EXERCISE:
Copy out the entries below in full and exactly.

SOURCE MATERIAL:
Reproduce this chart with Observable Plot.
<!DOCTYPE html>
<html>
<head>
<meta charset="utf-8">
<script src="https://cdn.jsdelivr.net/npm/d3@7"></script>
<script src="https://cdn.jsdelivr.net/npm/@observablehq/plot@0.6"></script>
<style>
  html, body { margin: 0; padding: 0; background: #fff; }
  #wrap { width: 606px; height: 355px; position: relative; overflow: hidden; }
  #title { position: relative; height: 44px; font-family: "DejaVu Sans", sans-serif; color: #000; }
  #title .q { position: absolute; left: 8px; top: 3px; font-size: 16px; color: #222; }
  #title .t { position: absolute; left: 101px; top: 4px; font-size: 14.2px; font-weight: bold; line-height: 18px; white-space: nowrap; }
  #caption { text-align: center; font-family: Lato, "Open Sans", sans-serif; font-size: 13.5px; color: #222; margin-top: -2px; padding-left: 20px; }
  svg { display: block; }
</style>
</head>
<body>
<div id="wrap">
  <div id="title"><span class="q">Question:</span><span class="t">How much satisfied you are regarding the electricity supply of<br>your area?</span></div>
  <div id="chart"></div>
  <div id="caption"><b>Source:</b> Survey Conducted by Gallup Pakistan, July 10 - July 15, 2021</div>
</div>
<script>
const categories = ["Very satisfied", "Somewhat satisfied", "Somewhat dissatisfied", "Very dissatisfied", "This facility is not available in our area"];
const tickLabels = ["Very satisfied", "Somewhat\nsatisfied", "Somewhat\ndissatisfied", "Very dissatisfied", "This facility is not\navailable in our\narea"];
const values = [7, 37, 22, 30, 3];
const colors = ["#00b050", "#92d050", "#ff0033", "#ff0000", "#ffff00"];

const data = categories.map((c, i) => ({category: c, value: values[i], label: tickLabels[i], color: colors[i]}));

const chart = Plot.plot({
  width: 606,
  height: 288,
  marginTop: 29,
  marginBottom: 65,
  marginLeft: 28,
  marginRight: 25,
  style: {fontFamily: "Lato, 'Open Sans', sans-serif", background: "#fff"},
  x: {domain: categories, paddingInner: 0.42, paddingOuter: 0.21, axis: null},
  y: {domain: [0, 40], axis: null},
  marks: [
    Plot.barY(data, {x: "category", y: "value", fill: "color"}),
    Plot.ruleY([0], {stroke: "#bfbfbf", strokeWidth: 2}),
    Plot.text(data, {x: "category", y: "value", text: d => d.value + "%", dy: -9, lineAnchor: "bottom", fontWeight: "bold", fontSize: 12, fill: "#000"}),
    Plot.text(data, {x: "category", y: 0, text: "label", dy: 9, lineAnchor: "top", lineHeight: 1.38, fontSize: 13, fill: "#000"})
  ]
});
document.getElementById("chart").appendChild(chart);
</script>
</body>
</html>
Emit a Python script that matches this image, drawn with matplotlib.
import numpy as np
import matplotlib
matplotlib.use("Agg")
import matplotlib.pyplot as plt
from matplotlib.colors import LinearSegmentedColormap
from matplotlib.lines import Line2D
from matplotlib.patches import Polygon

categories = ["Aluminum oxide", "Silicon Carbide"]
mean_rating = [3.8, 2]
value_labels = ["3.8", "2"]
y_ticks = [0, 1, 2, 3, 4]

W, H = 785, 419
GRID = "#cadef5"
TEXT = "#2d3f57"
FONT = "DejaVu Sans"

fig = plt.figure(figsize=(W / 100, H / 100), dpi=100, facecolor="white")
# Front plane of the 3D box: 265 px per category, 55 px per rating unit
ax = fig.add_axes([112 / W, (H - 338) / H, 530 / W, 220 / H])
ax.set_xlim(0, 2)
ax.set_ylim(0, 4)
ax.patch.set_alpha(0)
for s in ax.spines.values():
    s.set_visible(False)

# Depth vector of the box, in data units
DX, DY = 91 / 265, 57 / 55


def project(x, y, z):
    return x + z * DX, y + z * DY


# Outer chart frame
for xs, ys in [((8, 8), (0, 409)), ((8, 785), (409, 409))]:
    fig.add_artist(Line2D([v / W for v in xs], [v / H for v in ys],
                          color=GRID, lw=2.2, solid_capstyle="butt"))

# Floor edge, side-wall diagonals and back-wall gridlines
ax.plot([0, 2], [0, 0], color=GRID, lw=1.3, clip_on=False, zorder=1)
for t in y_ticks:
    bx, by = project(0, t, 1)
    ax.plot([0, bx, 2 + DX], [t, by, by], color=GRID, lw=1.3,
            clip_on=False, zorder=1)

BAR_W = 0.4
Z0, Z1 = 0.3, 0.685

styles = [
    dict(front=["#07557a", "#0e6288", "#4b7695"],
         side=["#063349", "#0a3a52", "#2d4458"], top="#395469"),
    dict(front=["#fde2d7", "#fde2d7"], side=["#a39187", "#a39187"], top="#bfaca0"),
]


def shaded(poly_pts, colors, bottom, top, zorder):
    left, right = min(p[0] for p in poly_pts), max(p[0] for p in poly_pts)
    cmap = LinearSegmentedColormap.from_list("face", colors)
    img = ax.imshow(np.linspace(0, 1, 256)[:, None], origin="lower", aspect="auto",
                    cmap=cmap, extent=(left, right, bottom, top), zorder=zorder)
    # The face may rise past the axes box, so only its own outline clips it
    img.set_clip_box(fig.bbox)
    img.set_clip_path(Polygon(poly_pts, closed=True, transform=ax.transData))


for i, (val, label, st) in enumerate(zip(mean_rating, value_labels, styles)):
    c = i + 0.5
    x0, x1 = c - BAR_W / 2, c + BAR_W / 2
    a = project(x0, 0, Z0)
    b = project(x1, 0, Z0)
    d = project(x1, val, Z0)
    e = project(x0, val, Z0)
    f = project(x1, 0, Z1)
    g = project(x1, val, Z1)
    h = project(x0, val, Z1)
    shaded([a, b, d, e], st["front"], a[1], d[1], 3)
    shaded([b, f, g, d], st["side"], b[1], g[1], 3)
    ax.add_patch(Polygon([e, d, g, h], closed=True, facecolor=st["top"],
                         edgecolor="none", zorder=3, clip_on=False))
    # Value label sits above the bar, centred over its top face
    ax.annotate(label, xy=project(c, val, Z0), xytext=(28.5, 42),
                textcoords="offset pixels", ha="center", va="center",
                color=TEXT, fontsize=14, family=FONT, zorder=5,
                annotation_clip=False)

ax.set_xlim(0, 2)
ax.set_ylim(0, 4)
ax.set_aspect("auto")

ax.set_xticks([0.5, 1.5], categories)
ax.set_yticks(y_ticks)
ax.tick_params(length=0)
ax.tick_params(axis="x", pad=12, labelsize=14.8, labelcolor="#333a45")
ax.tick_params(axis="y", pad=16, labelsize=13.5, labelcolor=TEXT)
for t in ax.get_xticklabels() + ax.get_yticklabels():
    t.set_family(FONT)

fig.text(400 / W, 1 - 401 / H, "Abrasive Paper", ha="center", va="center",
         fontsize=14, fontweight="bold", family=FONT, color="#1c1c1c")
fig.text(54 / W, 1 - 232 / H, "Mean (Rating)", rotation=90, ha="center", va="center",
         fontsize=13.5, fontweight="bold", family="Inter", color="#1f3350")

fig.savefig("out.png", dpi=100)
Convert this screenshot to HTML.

SOLUTION FOR THIS PROBLEM:
Reproduce this chart with Observable Plot.
<!DOCTYPE html>
<html>
<head>
<meta charset="utf-8">
<script src="https://cdn.jsdelivr.net/npm/d3@7"></script>
<script src="https://cdn.jsdelivr.net/npm/@observablehq/plot@0.6"></script>
<style>
  html, body { margin: 0; padding: 0; background: #fff; }
  #wrap { width: 606px; height: 355px; position: relative; overflow: hidden; }
  #title { position: relative; height: 44px; font-family: "DejaVu Sans", sans-serif; color: #000; }
  #title .q { position: absolute; left: 8px; top: 3px; font-size: 16px; color: #222; }
  #title .t { position: absolute; left: 101px; top: 4px; font-size: 14.2px; font-weight: bold; line-height: 18px; white-space: nowrap; }
  #caption { text-align: center; font-family: Lato, "Open Sans", sans-serif; font-size: 13.5px; color: #222; margin-top: -2px; padding-left: 20px; }
  svg { display: block; }
</style>
</head>
<body>
<div id="wrap">
  <div id="title"><span class="q">Question:</span><span class="t">How much satisfied you are regarding the electricity supply of<br>your area?</span></div>
  <div id="chart"></div>
  <div id="caption"><b>Source:</b> Survey Conducted by Gallup Pakistan, July 10 - July 15, 2021</div>
</div>
<script>
const categories = ["Very satisfied", "Somewhat satisfied", "Somewhat dissatisfied", "Very dissatisfied", "This facility is not available in our area"];
const tickLabels = ["Very satisfied", "Somewhat\nsatisfied", "Somewhat\ndissatisfied", "Very dissatisfied", "This facility is not\navailable in our\narea"];
const values = [7, 37, 22, 30, 3];
const colors = ["#00b050", "#92d050", "#ff0033", "#ff0000", "#ffff00"];

const data = categories.map((c, i) => ({category: c, value: values[i], label: tickLabels[i], color: colors[i]}));

const chart = Plot.plot({
  width: 606,
  height: 288,
  marginTop: 29,
  marginBottom: 65,
  marginLeft: 28,
  marginRight: 25,
  style: {fontFamily: "Lato, 'Open Sans', sans-serif", background: "#fff"},
  x: {domain: categories, paddingInner: 0.42, paddingOuter: 0.21, axis: null},
  y: {domain: [0, 40], axis: null},
  marks: [
    Plot.barY(data, {x: "category", y: "value", fill: "color"}),
    Plot.ruleY([0], {stroke: "#bfbfbf", strokeWidth: 2}),
    Plot.text(data, {x: "category", y: "value", text: d => d.value + "%", dy: -9, lineAnchor: "bottom", fontWeight: "bold", fontSize: 12, fill: "#000"}),
    Plot.text(data, {x: "category", y: 0, text: "label", dy: 9, lineAnchor: "top", lineHeight: 1.38, fontSize: 13, fill: "#000"})
  ]
});
document.getElementById("chart").appendChild(chart);
</script>
</body>
</html>
Emit a Python script that matches this image, drawn with matplotlib.
import numpy as np
import matplotlib
matplotlib.use("Agg")
import matplotlib.pyplot as plt
from matplotlib.colors import LinearSegmentedColormap
from matplotlib.lines import Line2D
from matplotlib.patches import Polygon

categories = ["Aluminum oxide", "Silicon Carbide"]
mean_rating = [3.8, 2]
value_labels = ["3.8", "2"]
y_ticks = [0, 1, 2, 3, 4]

W, H = 785, 419
GRID = "#cadef5"
TEXT = "#2d3f57"
FONT = "DejaVu Sans"

fig = plt.figure(figsize=(W / 100, H / 100), dpi=100, facecolor="white")
# Front plane of the 3D box: 265 px per category, 55 px per rating unit
ax = fig.add_axes([112 / W, (H - 338) / H, 530 / W, 220 / H])
ax.set_xlim(0, 2)
ax.set_ylim(0, 4)
ax.patch.set_alpha(0)
for s in ax.spines.values():
    s.set_visible(False)

# Depth vector of the box, in data units
DX, DY = 91 / 265, 57 / 55


def project(x, y, z):
    return x + z * DX, y + z * DY


# Outer chart frame
for xs, ys in [((8, 8), (0, 409)), ((8, 785), (409, 409))]:
    fig.add_artist(Line2D([v / W for v in xs], [v / H for v in ys],
                          color=GRID, lw=2.2, solid_capstyle="butt"))

# Floor edge, side-wall diagonals and back-wall gridlines
ax.plot([0, 2], [0, 0], color=GRID, lw=1.3, clip_on=False, zorder=1)
for t in y_ticks:
    bx, by = project(0, t, 1)
    ax.plot([0, bx, 2 + DX], [t, by, by], color=GRID, lw=1.3,
            clip_on=False, zorder=1)

BAR_W = 0.4
Z0, Z1 = 0.3, 0.685

styles = [
    dict(front=["#07557a", "#0e6288", "#4b7695"],
         side=["#063349", "#0a3a52", "#2d4458"], top="#395469"),
    dict(front=["#fde2d7", "#fde2d7"], side=["#a39187", "#a39187"], top="#bfaca0"),
]


def shaded(poly_pts, colors, bottom, top, zorder):
    left, right = min(p[0] for p in poly_pts), max(p[0] for p in poly_pts)
    cmap = LinearSegmentedColormap.from_list("face", colors)
    img = ax.imshow(np.linspace(0, 1, 256)[:, None], origin="lower", aspect="auto",
                    cmap=cmap, extent=(left, right, bottom, top), zorder=zorder)
    # The face may rise past the axes box, so only its own outline clips it
    img.set_clip_box(fig.bbox)
    img.set_clip_path(Polygon(poly_pts, closed=True, transform=ax.transData))


for i, (val, label, st) in enumerate(zip(mean_rating, value_labels, styles)):
    c = i + 0.5
    x0, x1 = c - BAR_W / 2, c + BAR_W / 2
    a = project(x0, 0, Z0)
    b = project(x1, 0, Z0)
    d = project(x1, val, Z0)
    e = project(x0, val, Z0)
    f = project(x1, 0, Z1)
    g = project(x1, val, Z1)
    h = project(x0, val, Z1)
    shaded([a, b, d, e], st["front"], a[1], d[1], 3)
    shaded([b, f, g, d], st["side"], b[1], g[1], 3)
    ax.add_patch(Polygon([e, d, g, h], closed=True, facecolor=st["top"],
                         edgecolor="none", zorder=3, clip_on=False))
    # Value label sits above the bar, centred over its top face
    ax.annotate(label, xy=project(c, val, Z0), xytext=(28.5, 42),
                textcoords="offset pixels", ha="center", va="center",
                color=TEXT, fontsize=14, family=FONT, zorder=5,
                annotation_clip=False)

ax.set_xlim(0, 2)
ax.set_ylim(0, 4)
ax.set_aspect("auto")

ax.set_xticks([0.5, 1.5], categories)
ax.set_yticks(y_ticks)
ax.tick_params(length=0)
ax.tick_params(axis="x", pad=12, labelsize=14.8, labelcolor="#333a45")
ax.tick_params(axis="y", pad=16, labelsize=13.5, labelcolor=TEXT)
for t in ax.get_xticklabels() + ax.get_yticklabels():
    t.set_family(FONT)

fig.text(400 / W, 1 - 401 / H, "Abrasive Paper", ha="center", va="center",
         fontsize=14, fontweight="bold", family=FONT, color="#1c1c1c")
fig.text(54 / W, 1 - 232 / H, "Mean (Rating)", rotation=90, ha="center", va="center",
         fontsize=13.5, fontweight="bold", family="Inter", color="#1f3350")

fig.savefig("out.png", dpi=100)
Convert this screenshot to HTML.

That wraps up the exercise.